# stop thinking about it/moving on



## proudwidaddy (Dec 26, 2011)

I'm at the beginning of the divorce process from my wife, got the "I love you, just not in love with you" speech, we filed the petition for divorce papers yesterday. 120 days I'll have the court date. I start my first divorce support group tonight at the local church. I have two small children (b) 8 (d) 5. I talk with them/see them as much as I can. I'm coping with that as well. I'm trying to figure out how to stop thinking about all this, why my wife fell out of love, etc. How do I move on?


----------



## Cogo123 (Jan 5, 2012)

I am sure that was a big shock for you.
No one expects to be in this position but it happens.
I am not sure what caused this or if you seen she was acting differently?
I too am thinking about going through the divorce process and he has no idea. We have had many past issues so have you had issues in the past that would make her want to move on?
My sister went thru a divorce recently. She was just like you are. Sad and confused but every day gets better and she is seeing she is better off without him. I am sure you will get there too. There is a greiving process so don't expect too much too soon.
_Posted via Mobile Device_


----------



## insomnia255 (Dec 4, 2011)

See a marriage counsellor it will save so much heart ache.

Is it possible to fall back in love with your spouse? - YouTube

Does divorce make people happy? - YouTube


----------



## KenCasanova (Jan 3, 2012)

Move on means removing contact.


----------



## proudwidaddy (Dec 26, 2011)

The problem is we have two small children together, so we will always have to have some sort of contact with each other.
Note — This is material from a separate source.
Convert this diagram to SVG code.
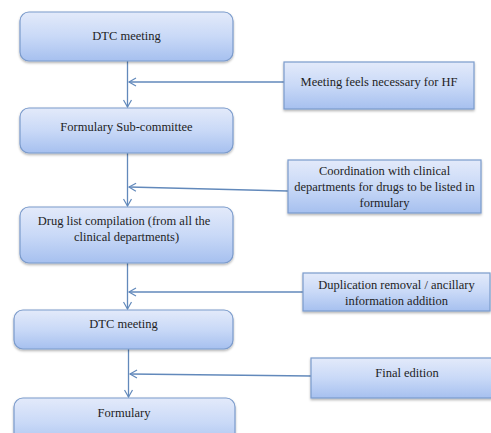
<svg xmlns="http://www.w3.org/2000/svg" width="491" height="433" viewBox="0 0 491 433">
<defs>
<linearGradient id="g" x1="0" y1="0" x2="0" y2="1">
<stop offset="0" stop-color="#e3eafa"/>
<stop offset="0.5" stop-color="#c9d9f7"/>
<stop offset="1" stop-color="#a6c0ef"/>
</linearGradient>
<filter id="sh" x="-5%" y="-10%" width="110%" height="130%">
<feDropShadow dx="0" dy="1.5" stdDeviation="1.2" flood-color="#000" flood-opacity="0.3"/>
</filter>
<marker id="ah" markerWidth="10" markerHeight="10" refX="8" refY="5" orient="auto" markerUnits="userSpaceOnUse">
<path d="M1,1 L8,5 L1,9" fill="none" stroke="#6289bb" stroke-width="1.2"/>
</marker>
</defs>
<style>
.box{fill:url(#g);stroke:#7b9bcc;stroke-width:1.2;filter:url(#sh)}
.t{font-size:12.5px;fill:#1e1e1e;text-anchor:middle}
.c{stroke:#6289bb;stroke-width:1.3;fill:none}
</style>
<rect width="491" height="433" fill="#fff"/>
<g id="connectors">
<line class="c" x1="127.5" y1="61" x2="127.5" y2="107" marker-end="url(#ah)"/>
<line class="c" x1="284" y1="82" x2="129" y2="82" marker-end="url(#ah)"/>
<line class="c" x1="127.5" y1="153" x2="127.5" y2="206" marker-end="url(#ah)"/>
<line class="c" x1="288" y1="191" x2="129" y2="187" marker-end="url(#ah)"/>
<line class="c" x1="127.5" y1="263" x2="127.5" y2="309" marker-end="url(#ah)"/>
<line class="c" x1="303" y1="292" x2="129" y2="292" marker-end="url(#ah)"/>
<line class="c" x1="128.5" y1="349" x2="128.5" y2="397" marker-end="url(#ah)"/>
<line class="c" x1="311" y1="376" x2="130" y2="374" marker-end="url(#ah)"/>
</g>
<g font-family="'Liberation Serif', 'DejaVu Serif', 'Times New Roman', serif">
<g id="n1"><rect class="box" x="20" y="12" width="213" height="49" rx="9"/><text class="t" x="126.5" y="40">DTC meeting</text></g>
<g id="s1"><rect class="box" x="284" y="62" width="190" height="47"/><text class="t" x="379" y="86">Meeting feels necessary for HF</text></g>
<g id="n2"><rect class="box" x="20" y="108" width="213" height="45" rx="9"/><text class="t" x="126.5" y="131">Formulary Sub-committee</text></g>
<g id="s2"><rect class="box" x="288" y="160" width="193" height="53"/><text class="t" x="384.5" y="175">Coordination with clinical</text><text class="t" x="384.5" y="191">departments for drugs to be listed in</text><text class="t" x="384.5" y="207">formulary</text></g>
<g id="n3"><rect class="box" x="20" y="207" width="213" height="56" rx="9"/><text class="t" x="124" y="225">Drug list compilation (from all the</text><text class="t" x="126.5" y="241">clinical departments)</text></g>
<g id="s3"><rect class="box" x="303" y="273" width="187" height="38"/><text class="t" x="396.5" y="289">Duplication removal / ancillary</text><text class="t" x="396.5" y="305">information addition</text></g>
<g id="n4"><rect class="box" x="14" y="310" width="219" height="39" rx="9"/><text class="t" x="123.5" y="328">DTC meeting</text></g>
<g id="s4"><rect class="box" x="311" y="358" width="181" height="40"/><text class="t" x="407" y="377">Final edition</text></g>
<g id="n5"><rect class="box" x="14" y="398" width="221" height="50" rx="9"/><text class="t" x="124" y="417">Formulary</text></g>
</g>
</svg>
On a positive note I did attend a divorce support care group last night at my local church, that felt empowering. Today for the first time in the morning I woke up without feeling a sense of dispair. I still have trouble removing hope that my wife will have a reclamation of love (seeing how the divorce petition was filed on Monday). I have to tell myself that I have to move on for me, and for my kids. Whatever happens in the future will happen.


----------